Do small teams really need a sandbox, or is this an enterprise concern?
Small teams arguably need it more, because they have fewer people watching and less margin for a costly mistake. The good news is that lightweight sandboxing, a disposable container plus a denied-by-default network policy, costs little and prevents the exact errors that hurt small teams most.
Can I just use a vendor's hosted playground as my sandbox?
A vendor playground is fine for trying prompts, but it is not a sandbox for agentic work because you do not control its isolation, data handling, or teardown. Treat it as a sketchpad. For anything that executes code or touches your data, you need an environment you govern.
What goes wrong most often when teams build one?
The most common failure is partial isolation, locking the data layer but leaving the network open, or vice versa. The second is environments that are too painful to create, so people reuse stale ones. Both are covered in depth in our common mistakes breakdown.

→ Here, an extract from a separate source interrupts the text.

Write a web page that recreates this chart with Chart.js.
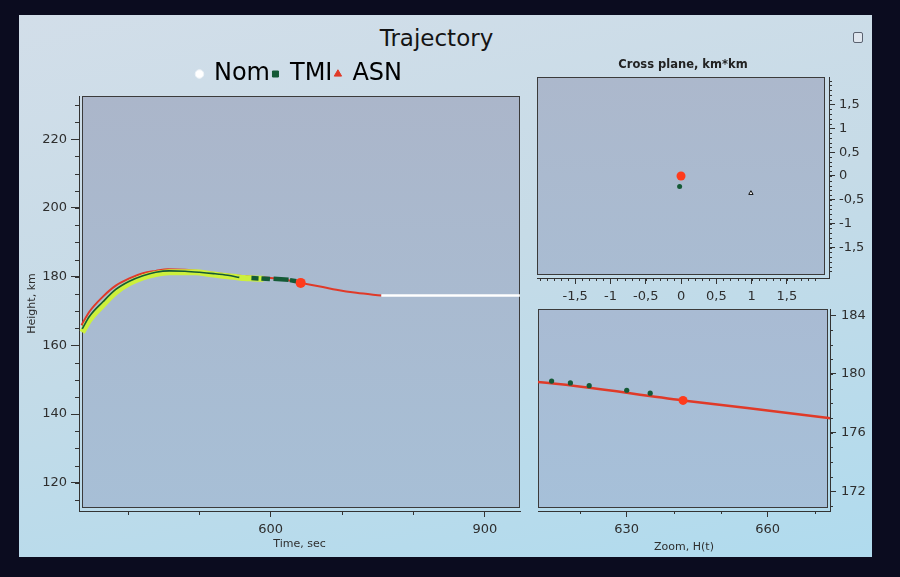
<!DOCTYPE html>
<html>
<head>
<meta charset="utf-8">
<title>Trajectory</title>
<script src="https://cdn.jsdelivr.net/npm/chart.js@4.4.1/dist/chart.umd.min.js"></script>
<style>
  html, body { margin: 0; padding: 0; }
  body { width: 900px; height: 577px; background: #0b0c1f; position: relative; overflow: hidden; font-family: "DejaVu Sans", sans-serif; }
  #screen { position: absolute; left: 19px; top: 15px; width: 853px; height: 542px;
            background: linear-gradient(168deg, #d2dee9 0%, #c6dbe7 45%, #b0dbee 100%); }
  #title { position: absolute; left: 0; width: 873px; top: 27px; text-align: center;
           font-size: 23px; line-height: 23px; color: #141414; }
  #restore { position: absolute; left: 853px; top: 32px; width: 8px; height: 9px;
             border: 1px solid #5a6270; border-radius: 2px; background: #dfe6ee; }
  canvas { position: absolute; }
</style>
</head>
<body>
<div id="screen"></div>
<div id="title">Trajectory</div>
<div id="restore"></div>
<canvas id="mainChart" width="540" height="577" style="left:0;top:0"></canvas>
<canvas id="crossChart" width="370" height="280" style="left:530px;top:40px"></canvas>
<canvas id="zoomChart" width="370" height="289" style="left:530px;top:288px"></canvas>
<script>
// values (time in sec, height in km)
const nomTime = [755, 949];
const nomHeight = [174.5, 174.5];

const asnTime = [335, 346, 365, 383, 402, 421, 439, 456, 480, 520, 560, 600, 611, 642, 673, 692, 720, 755];
const asnHeight = [165.9, 169.8, 174.2, 177.4, 179.5, 181.0, 181.7, 182.2, 182.0, 181.1, 180.2, 179.6, 179.45, 178.2, 177.0, 176.2, 175.3, 174.5];
const asnNowTime = [642];
const asnNowHeight = [178.2];

// null = gap in the track
const tmiTime = [336, 346, 365, 383, 402, 421, 439, 458, 480, 500, 520, 540, 556, 565, 573, 583, 585, 587, 599, 601, 604, 625, 626, 627, 636];
const tmiHeight = [164.8, 168.4, 172.7, 176.3, 178.7, 180.3, 181.3, 181.7, 181.6, 181.3, 180.9, 180.4, 179.8, null, 179.6, 179.5, null, 179.5, 179.3, null, 179.4, 179.1, null, 179.0, 178.7];

const bandTime = [336, 346, 365, 383, 402, 421, 439, 458, 477, 495, 514, 533, 551, 563, 575, 590];
const bandHeight = [163.8, 167.4, 171.8, 175.5, 178.1, 179.8, 180.8, 181.3, 181.3, 181.3, 180.8, 180.3, 179.9, 179.6, 179.5, 179.4];

const zoomTmiTime = [614, 618, 622, 630, 635];
const zoomTmiHeight = [179.52, 179.39, 179.2, 178.89, 178.69];

const crossAsnX = [0], crossAsnY = [0];
const crossTmiX = [-0.02], crossTmiY = [-0.22];
const crossNomX = [0.99], crossNomY = [-0.36];

// tick labels
const mainTimeTicks = [600, 900];
const mainTimeMinor = [400, 500, 700, 800];
const mainHeightTicks = [120, 140, 160, 180, 200, 220];
const zoomTimeTicks = [630, 660];
const zoomTimeMinor = [620, 640, 650, 670];
const zoomHeightTicks = [172, 176, 180, 184];
const crossTicks = [-1.5, -1, -0.5, 0, 0.5, 1, 1.5];

function steps(from, to, step) {
  const out = [];
  for (let v = from; v <= to + 1e-9; v += step) out.push(Math.round(v * 1000) / 1000);
  return out;
}
function xy(xs, ys) {
  return xs.map((x, i) => ({ x: x, y: ys[i] }));
}

Chart.defaults.font.family = '"DejaVu Sans", sans-serif';
Chart.defaults.color = '#2e2e2e';
Chart.defaults.animation = false;
Chart.defaults.plugins.tooltip.enabled = false;

const RED = '#e03a28', DOT = '#ff3b1c', GREEN = '#145a36', LIME = '#cdf03c';

// plot background + frame, slightly inset from the axis lines
function panel(o) {
  return {
    id: 'panel',
    beforeDraw(chart) {
      const { ctx, chartArea: a } = chart;
      const l = a.left + (o.inL || 0), r = a.right - (o.inR || 0);
      const t = a.top, b = a.bottom - (o.inB || 0);
      const g = ctx.createLinearGradient(0, t, 0, b);
      g.addColorStop(0, o.top);
      g.addColorStop(1, o.bottom);
      ctx.save();
      ctx.fillStyle = g;
      ctx.fillRect(l, t, r - l, b - t);
      ctx.strokeStyle = '#3b3b3b';
      ctx.lineWidth = 1;
      ctx.strokeRect(l + 0.5, t + 0.5, r - l - 1, b - t - 1);
      ctx.restore();
    }
  };
}

// short unlabeled ticks
function minorTicks(map, len) {
  return {
    id: 'minorTicks',
    afterDraw(chart) {
      const ctx = chart.ctx;
      ctx.save();
      ctx.strokeStyle = '#333';
      ctx.lineWidth = 1;
      ctx.beginPath();
      Object.keys(map).forEach(id => {
        const s = chart.scales[id];
        map[id].forEach(v => {
          const p = Math.round(s.getPixelForValue(v)) + 0.5;
          if (s.position === 'bottom') { ctx.moveTo(p, s.top); ctx.lineTo(p, s.top + len); }
          else if (s.position === 'left') { ctx.moveTo(s.right, p); ctx.lineTo(s.right - len, p); }
          else { ctx.moveTo(s.left, p); ctx.lineTo(s.left + len, p); }
        });
      });
      ctx.stroke();
      ctx.restore();
    }
  };
}

function axis(opts) {
  return Object.assign({
    type: 'linear',
    ticks: { autoSkip: false, maxRotation: 0, padding: 5, color: '#2e2e2e', font: { size: 13 } },
    grid: { drawOnChartArea: false, tickLength: 6, color: '#333' },
    border: { color: '#333', width: 1 }
  }, opts);
}
function fixTicks(list) {
  return s => { s.ticks = list.map(v => ({ value: v })); };
}

// main trajectory chart
new Chart(document.getElementById('mainChart'), {
  type: 'line',
  data: {
    datasets: [
      { label: 'ASN now', order: 0, data: xy(asnNowTime, asnNowHeight), showLine: false,
        pointRadius: 5, pointBackgroundColor: DOT, pointBorderWidth: 0 },
      { label: 'TMI', order: 1, data: xy(tmiTime, tmiHeight), borderColor: GREEN, borderWidth: 1.6,
        pointRadius: 0, cubicInterpolationMode: 'monotone', spanGaps: false,
        segment: { borderWidth: c => (c.p0.parsed.x >= 570 ? 4.5 : 1.6) } },
      { label: 'band', order: 2, data: xy(bandTime, bandHeight), borderColor: LIME, borderWidth: 6,
        pointRadius: 0, cubicInterpolationMode: 'monotone' },
      { label: 'Nom', order: 3, data: xy(nomTime, nomHeight), borderColor: '#ffffff', borderWidth: 2.5, pointRadius: 0 },
      { label: 'ASN', order: 4, data: xy(asnTime, asnHeight), borderColor: RED, borderWidth: 2,
        pointRadius: 0, cubicInterpolationMode: 'monotone' }
    ]
  },
  options: {
    responsive: false,
    layout: { padding: { left: 26, right: 20, top: 59, bottom: 26 } },
    scales: {
      x: axis({
        min: 331.5, max: 949.2,
        afterBuildTicks: fixTicks(mainTimeTicks),
        afterFit: s => { s.height = 40; },
        title: { display: true, text: 'Time, sec', font: { size: 11 }, padding: 0, color: '#2e2e2e' }
      }),
      y: axis({
        min: 111.8, max: 232.6,
        afterBuildTicks: fixTicks(mainHeightTicks),
        afterFit: s => { s.width = 53; },
        ticks: { autoSkip: false, padding: 4, color: '#2e2e2e', font: { size: 13 } },
        grid: { drawOnChartArea: false, tickLength: 8, color: '#333' },
        title: { display: true, text: 'Height, km', font: { size: 11 }, padding: 0, color: '#2e2e2e' }
      })
    },
    plugins: {
      legend: {
        position: 'top', fullSize: false,
        labels: {
          usePointStyle: true, boxHeight: 6, boxWidth: 5, padding: 3, color: '#121212',
          font: { size: 24 },
          generateLabels: () => [
            { text: 'Nom', fillStyle: '#ffffff', strokeStyle: '#eef3f7', lineWidth: 1, pointStyle: 'circle', hidden: false },
            { text: 'TMI', fillStyle: GREEN, strokeStyle: GREEN, lineWidth: 1, pointStyle: 'rect', hidden: false },
            { text: 'ASN', fillStyle: RED, strokeStyle: RED, lineWidth: 1, pointStyle: 'triangle', hidden: false }
          ]
        }
      }
    }
  },
  plugins: [
    panel({ inL: 3, inB: 3, top: '#abb6ca', bottom: '#a7bfd6' }),
    minorTicks({ x: mainTimeMinor, y: steps(115, 230, 5) }, 4)
  ]
});

// cross plane
const crossFmt = v => String(v).replace('.', ',');
new Chart(document.getElementById('crossChart'), {
  type: 'scatter',
  data: {
    datasets: [
      { label: 'ASN', data: xy(crossAsnX, crossAsnY), pointRadius: 4.5, pointBackgroundColor: DOT, pointBorderWidth: 0 },
      { label: 'TMI', data: xy(crossTmiX, crossTmiY), pointRadius: 2.5, pointBackgroundColor: GREEN, pointBorderWidth: 0 },
      { label: 'Nom', data: xy(crossNomX, crossNomY), pointStyle: 'triangle', pointRadius: 2.5,
        pointBackgroundColor: '#ffffff', pointBorderColor: '#111', pointBorderWidth: 1 }
    ]
  },
  options: {
    responsive: false,
    layout: { padding: { left: 7, right: 31, top: 18, bottom: 12 } },
    scales: {
      x: axis({
        min: -2.04, max: 2.096,
        afterBuildTicks: fixTicks(crossTicks),
        afterFit: s => { s.height = 30; },
        ticks: { autoSkip: false, maxRotation: 0, padding: 5, color: '#2e2e2e', font: { size: 13 }, callback: crossFmt }
      }),
      y: axis({
        position: 'right',
        min: -2.138, max: 2.075,
        afterBuildTicks: fixTicks(crossTicks),
        afterFit: s => { s.width = 40; },
        ticks: { autoSkip: false, padding: 4, color: '#2e2e2e', font: { size: 13 }, callback: crossFmt }
      })
    },
    plugins: {
      legend: { display: false },
      title: { display: true, text: 'Cross plane, km*km', fullSize: false, color: '#222',
               font: { size: 11.5, weight: 'bold' }, padding: { top: 0, bottom: 5.2 } }
    }
  },
  plugins: [
    panel({ inR: 4, inB: 3, top: '#acb8cc', bottom: '#a9bcd2' }),
    minorTicks({ x: steps(-2, 1.9, 0.1), y: steps(-2, 2, 0.1) }, 3)
  ]
});

// zoom of H(t) around the current point
new Chart(document.getElementById('zoomChart'), {
  type: 'line',
  data: {
    datasets: [
      { label: 'ASN now', order: 0, data: xy(asnNowTime, asnNowHeight), showLine: false,
        pointRadius: 4.5, pointBackgroundColor: DOT, pointBorderWidth: 0 },
      { label: 'TMI', order: 1, data: xy(zoomTmiTime, zoomTmiHeight), showLine: false,
        pointRadius: 2.6, pointBackgroundColor: GREEN, pointBorderWidth: 0 },
      { label: 'ASN', order: 2, data: xy(asnTime, asnHeight), borderColor: RED, borderWidth: 2.5,
        pointRadius: 0, cubicInterpolationMode: 'monotone' }
    ]
  },
  options: {
    responsive: false,
    layout: { padding: { left: 8, right: 30, top: 21, bottom: 23.7 } },
    scales: {
      x: axis({
        min: 611.1, max: 673.3,
        afterBuildTicks: fixTicks(zoomTimeTicks),
        afterFit: s => { s.height = 42.3; },
        title: { display: true, text: 'Zoom, H(t)', font: { size: 11 }, padding: 0, color: '#2e2e2e' }
      }),
      y: axis({
        position: 'right',
        min: 170.66, max: 184.43,
        afterBuildTicks: fixTicks(zoomHeightTicks),
        afterFit: s => { s.width = 40; }
      })
    },
    plugins: { legend: { display: false } }
  },
  plugins: [
    panel({ inR: 2, inB: 3, top: '#a9bbd3', bottom: '#a6c0d9' }),
    minorTicks({ x: zoomTimeMinor, y: steps(171, 184, 1) }, 3)
  ]
});
</script>
</body>
</html>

How do I know my sandbox is actually isolated?
Test it adversarially. Instruct an agent inside to reach a known external endpoint, access a production hostname, or persist a file beyond teardown. If any of those succeed, your isolation has a hole. Run these checks on a schedule, not once.
Key Takeaways
- An AI sandbox is an isolated space where AI can run and act with no path to production data, infrastructure, or customers.
- Real isolation operates on three axes at once: data, execution, and network. One layer alone is not a sandbox.
- Agentic AI raises the stakes because models now take actions, not just make predictions, so the blast radius of mistakes has grown.
- A credible sandbox needs cheap provisioning, full observability, and enforced guardrails, not just a locked door.
- Treat the sandbox as the first, widest gate in a funnel toward production, and tune its fidelity-versus-safety trade-offs as an ongoing product, not a one-time build.